Everyone is talking about the new TSA procedures of groping and fondling people in a feckless effort to decrease terrorism on airplanes. I believe that terrorists long ago figured out that using airplanes as weapons is too hard. Now they are more likely looking at train stations, subways, and other places where a lot of people gather and the security is less rigorous. Yet, here we go again, overreacting instead of being forward thinking and proactive.
Americans tend to focus on “What” and “Where” of the tragedy instead of the “Why.” And sometimes the “Why” just defies explanation. Other times, the “Why” does not matter because nobody could have foreseen the event, or nothing could have prevented it. Whether a terrorist, or a crazed killer, uses an airplane, bomb, car, gun, or a pocket knife matters much less than the fact that in a free society we have to accept a certain level of risk. Out West there is a saying, “I’ll live ‘til I die, unless a tree falls on me.”
You can bet your boots that the Tucson shooting will once again invigorate the gun-control zealots. However, the reality is that guns are no more the cause of murders than pencils and pens are the reason for hate mail or books led Hitler to perpetrate the worst hate crime in history.

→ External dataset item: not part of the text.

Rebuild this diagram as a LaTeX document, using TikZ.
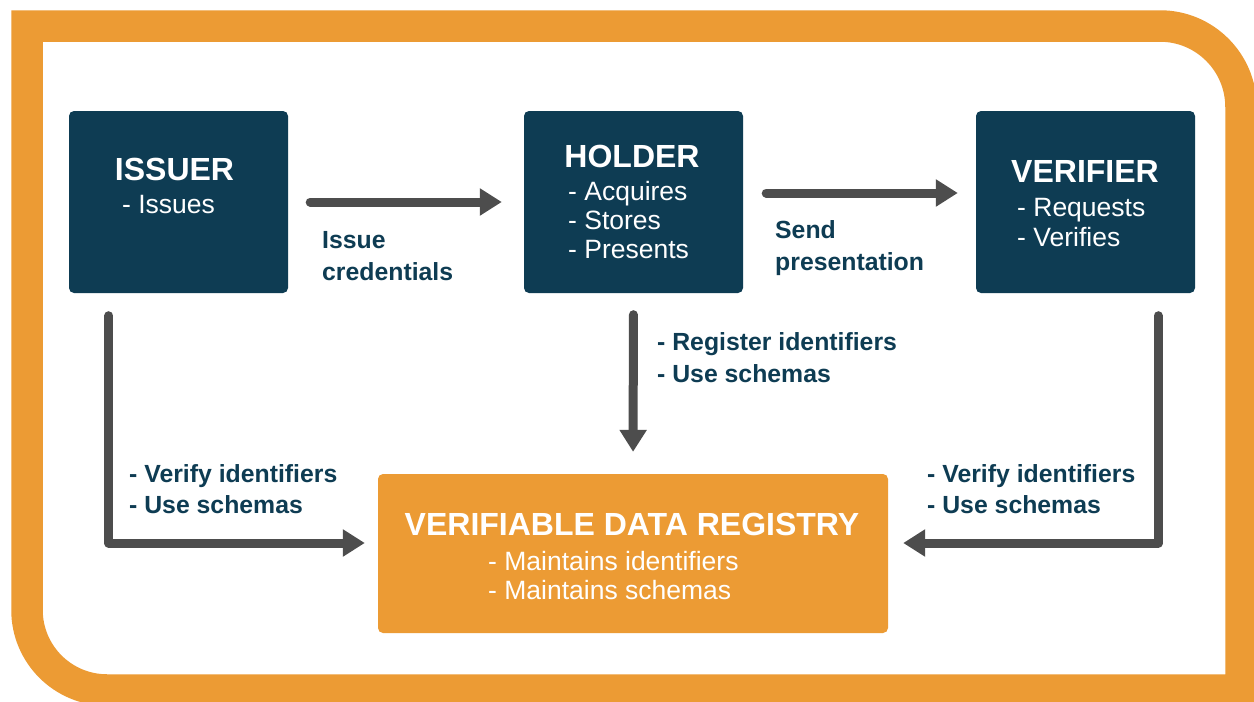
\documentclass[tikz,border=0pt]{standalone}
\usepackage{fontspec}
\setmainfont{Liberation Sans}
\usetikzlibrary{arrows.meta}
\definecolor{navy}{HTML}{0E3C53}
\definecolor{amber}{HTML}{EC9B34}
\definecolor{arrowgray}{HTML}{4D4D4D}
\begin{document}
\begin{tikzpicture}[x=1pt,y=-1pt,
  rolebox/.style={fill=navy, rounded corners=5pt, inner sep=0pt, minimum width=219pt, minimum height=182pt},
  regbox/.style={fill=amber, rounded corners=5pt, inner sep=0pt, minimum width=510pt, minimum height=159pt},
  titletext/.style={font=\fontsize{32}{36}\selectfont\bfseries, text=white, inner sep=0pt, anchor=base},
  itemtext/.style={font=\fontsize{26.5}{30}\selectfont, text=white, inner sep=0pt, anchor=base west},
  labeltext/.style={font=\fontsize{24.8}{30}\selectfont\bfseries, text=navy, inner sep=0pt, anchor=base west},
  conn/.style={draw=arrowgray, line width=9pt, line cap=round, line join=round, -{Triangle[length=22pt,width=26pt]}},
  frame/.style={draw=amber, line width=31.5pt, line join=miter}]
\useasboundingbox (0,0) rectangle (1254,702);
\fill[white] (0,0) rectangle (1254,702);
% frame
\draw[frame] (27,610) -- (27,26) -- (1160,26) arc[start angle=-90,end angle=0,radius=81]
  -- (1241,690) -- (107,690) arc[start angle=90,end angle=180,radius=80] -- cycle;
% boxes
\node[rolebox] (issuer) at (178.5,202) {};
\node[rolebox] (holder) at (633.5,202) {};
\node[rolebox] (verifier) at (1085.5,202) {};
\node[regbox] (vdr) at (633,553.5) {};
% box texts
\node[titletext] (issuerT) at (174.5,180) {ISSUER};
\node[itemtext] (issuerA) at (122,213) {- Issues};
\node[titletext] (holderT) at (632,167) {HOLDER};
\node[itemtext] (holderA) at (568,200) {- Acquires};
\node[itemtext] (holderB) at (568,229) {- Stores};
\node[itemtext] (holderC) at (568,258) {- Presents};
\node[titletext] (verifierT) at (1085,182) {VERIFIER};
\node[itemtext] (verifierA) at (1017,216) {- Requests};
\node[itemtext] (verifierB) at (1017,246) {- Verifies};
\node[titletext] (vdrT) at (632,535) {VERIFIABLE DATA REGISTRY};
\node[itemtext] (vdrA) at (488,570) {- Maintains identifiers};
\node[itemtext] (vdrB) at (488,599) {- Maintains schemas};
% connectors
\draw[conn, shorten <=22pt, shorten >=22pt] (issuer.east) -- (holder.west);
\draw[conn, shorten <=23pt, shorten >=18pt] ([yshift=9pt]holder.east) -- ([yshift=9pt]verifier.west);
\draw[conn, shorten <=21.5pt, shorten >=22pt] (holder.south) -- (vdr.north);
\draw[conn, shorten <=22.5pt, shorten >=13pt] ([xshift=40pt]issuer.south west) |- ([yshift=10.5pt]vdr.west);
\draw[conn, shorten <=22.5pt, shorten >=15pt] ([xshift=-37pt]verifier.south east) |- ([yshift=10.5pt]vdr.east);
% connector labels
\node[labeltext] (l1a) at (322,248) {Issue};
\node[labeltext] (l1b) at (322,280) {credentials};
\node[labeltext] (l2a) at (775,238) {Send};
\node[labeltext] (l2b) at (775,270) {presentation};
\node[labeltext] (l3a) at (657,350) {- Register identifiers};
\node[labeltext] (l3b) at (657,382) {- Use schemas};
\node[labeltext] (l4a) at (129,482) {- Verify identifiers};
\node[labeltext] (l4b) at (129,513) {- Use schemas};
\node[labeltext] (l5a) at (927,482) {- Verify identifiers};
\node[labeltext] (l5b) at (927,513) {- Use schemas};
\end{tikzpicture}
\end{document}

As Benjamin Franklin said, "Any society that would give up a little liberty to gain a little security will deserve neither and lose both." It seems to me that every time we overreact, another liberty is sacrificed at the alter security. Let us mourn for the victims; care for the survivors; find, prosecute, and punish the perpetrators; but let’s avoid the temptation to overreact and apply more cures that are worse than the problems.